Article 6 Disclosure and reporting obligations

  1. (1)

    Before the start of the initial or secondary offer of the securities, the person appointed in accordance with paragraph 5 shall ensure adequate public disclosure of the following information:

    1. (a)

      the fact that stabilisation may not necessarily occur and that it may cease at any time;

    2. (b)

      the fact that stabilisation transactions aim at supporting the market price of the securities during the stabilisation period;

    3. (c)

      the beginning and the end of the stabilisation period, during which stabilisation may be carried out;

    4. (d)

      the identity of the entity undertaking the stabilisation, unless unknown at the time of disclosure, in which case it shall be subject to adequate public disclosure before the stabilisation begins;

    5. (e)

      the existence of any overallotment facility or greenshoe option and the maximum number of securities covered by that facility or option, the period during which the greenshoe option may be exercised and any conditions for the use of the overallotment facility or exercise of the greenshoe option; and

    6. (f)

      the place where the stabilisation may be undertaken including, where relevant, the name of the trading venue(s).

  2. (2)

    During the stabilisation period, the persons appointed according to paragraph 5 shall ensure adequate public disclosure of the details of all stabilisation transactions no later than the end of the seventh daily market session following the date of execution of such transactions.

  3. (3)

    Within 1 week of the end of the stabilisation period, the person appointed in accordance with paragraph 5 shall ensure adequate public disclosure of the following information:

    1. (a)

      whether or not the stabilisation was undertaken;

    2. (b)

      the date on which stabilisation started;

    3. (c)

      the date on which stabilisation last occurred;

    4. (d)

      the price range within which stabilisation was carried out, for each of the dates during which stabilisation transactions were carried out;

    5. (e)

      the trading venue(s) on which the stabilisation transactions were carried out, where applicable.

  4. (4)

    For the purpose of complying with the notification requirement set out in Article 5(5) of Regulation (EU) No 596/2014, the entities undertaking the stabilisation, whether or not they act on behalf of the issuer or the offeror, shall record each stabilisation order or transaction in securities and associated instruments pursuant to Article 25(1) and Article 26(1), (2) and (3) of Regulation (EU) No 600/2014 of the European Parliament and of the Council (and for these purposes, Article 26 of that Regulation applies as if the obligations in paragraphs (2)(a), (b) and (c) only applied to financial instruments which are admitted to trading or traded on a UK trading venue). The entities undertaking the stabilisation, whether or not acting on behalf of the issuer or the offeror, shall notify all stabilisation transactions in securities and associated instruments carried out to the Financial Conduct Authority.

  5. (5)

    The issuer, the offeror and any entity undertaking the stabilisation, as well as the persons acting on their behalf, shall appoint one among them to act as central point responsible:

    1. (a)

      for the public disclosure requirements referred to in paragraphs 1, 2 and 3; and

    2. (b)

      for handling any request from the Financial Conduct Authority.
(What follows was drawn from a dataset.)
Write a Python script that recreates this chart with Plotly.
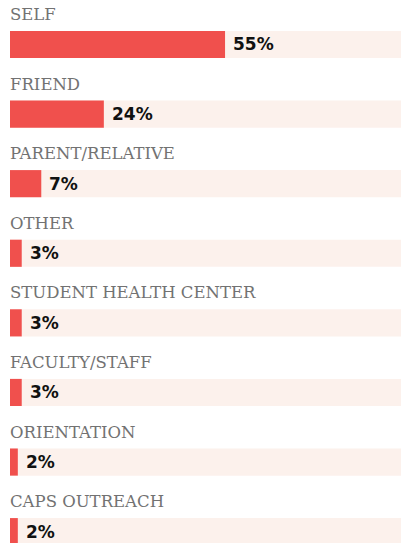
import plotly.graph_objects as go

# referral sources, top to bottom
sources = ["SELF", "FRIEND", "PARENT/RELATIVE", "OTHER", "STUDENT HEALTH CENTER",
           "FACULTY/STAFF", "ORIENTATION", "CAPS OUTREACH"]
bar_values = [55, 24, 8, 3, 3, 3, 2, 2]
pct_labels = ["55%", "24%", "7%", "3%", "3%", "3%", "2%", "2%"]
track_values = [100] * len(sources)

RED = "#F0504D"
TRACK = "#FCF1EC"

fig = go.Figure()

fig.add_trace(go.Bar(
    y=sources, x=track_values, orientation="h",
    marker=dict(color=TRACK, line=dict(width=0)),
    width=0.39, hoverinfo="skip", showlegend=False,
))
fig.add_trace(go.Bar(
    y=sources, x=bar_values, orientation="h",
    marker=dict(color=RED, line=dict(width=0)),
    width=0.39, hoverinfo="skip", showlegend=False,
))

# category name above each bar
for s in sources:
    fig.add_annotation(
        x=0, y=s, xref="x", yref="y", text=s, showarrow=False,
        xanchor="left", yanchor="middle", yshift=30, xshift=-2,
        font=dict(family="DejaVu Serif", size=16.5, color="#727272"),
    )

# percentage right of each bar
for s, v, lab in zip(sources, bar_values, pct_labels):
    fig.add_annotation(
        x=v, y=s, xref="x", yref="y", text=lab, showarrow=False,
        xanchor="left", yanchor="middle", xshift=6,
        font=dict(family="DejaVu Sans", size=17, color="#111111", weight="bold"),
    )

fig.update_layout(
    width=402, height=543,
    margin=dict(l=10, r=1, t=0, b=0),
    barmode="overlay",
    plot_bgcolor="white", paper_bgcolor="white",
    xaxis=dict(range=[0, 100], visible=False, fixedrange=True),
    yaxis=dict(categoryorder="array", categoryarray=sources,
               range=[7.163, -0.639], visible=False, fixedrange=True),
)

fig.write_html("out.html", config={"displayModeBar": False},
               post_script="document.body.style.margin='0';")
Article 7 Price conditions

  1. (1)

    In the case of an offer of shares or other securities equivalent to shares, stabilisation of the securities shall not in any circumstances be carried out above the offering price.

  2. (2)

    In the case of an offer of securitised debt convertible or exchangeable into shares or into other securities equivalent to shares, stabilisation of these debt instruments shall not in any circumstances be carried out above the market price of those instruments at the time of the public disclosure of the final terms of the new offer.

Article 8 Conditions for ancillary stabilisation

Ancillary stabilisation shall be undertaken in accordance with Articles 6 and 7 and comply with the following conditions:

  1. (a)

    securities shall be overallotted only during the subscription period and at the offer price;

  2. (b)

    a position resulting from the exercise of an overallotment facility by an investment firm or credit institution which is not covered by the greenshoe option shall not exceed 5 % of the original offer;

  3. (c)

    the greenshoe option shall be exercised by the beneficiaries of such an option only where the securities have been overallotted;

  4. (d)

    the greenshoe option shall not amount to more than 15 % of the original offer;

  5. (e)

    the period during which the greenshoe option may be exercised shall be the same as the stabilisation period pursuant to Article 5;

  6. (f)

    the exercise of the greenshoe option shall be disclosed to the public promptly, together with all appropriate details, including in particular the date of exercise of the option and the number and nature of securities involved.